Tournament chiefs are determined to minimise the risks to the event, which was cancelled last year for the first time since World War Two due to the onset of the coronavirus pandemic.
But the stipulation is unlikely to go down well with some leading players, who traditionally book out private houses in south-west London for the duration of the event.
The All England Club said in a statement: “In line with UK government and public health guidance, we are putting in place a variety of infection control measures in line with our aspiration to stage a safe, best practice and trusted event in 2021.
“One of the priority measures is to create a minimised risk environment for the players. As such, based on current guidance, there will be official hotels for all players, their support teams, and key groups such as officials, which will be a mandatory requirement for entry into this year’s Championships.”

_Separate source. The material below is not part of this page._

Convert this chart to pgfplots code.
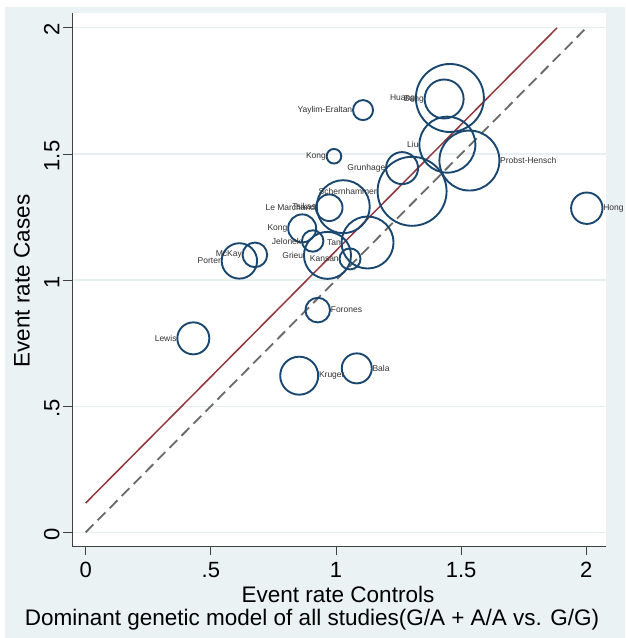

Wimbledon is scheduled to start on 28 June, one week after the government is planning to lift all legal restrictions on social-distancing as part of its ‘roadmap’ out of the pandemic.
But any decision on potential spectator capacity for the Championships will depend upon confirmation of the government’s position at the time of the start of the event.
This year’s Australian Open took place amid tight restrictions in Melbourne, with 72 players forced to undertake strict two-week quarantines in their hotel rooms after arriving in the country.
The move incurred the wrath of world number one Novak Djokovic, who despite not being one of the players subjected to hard quarantine, argued players should be allowed to stay and train in private houses.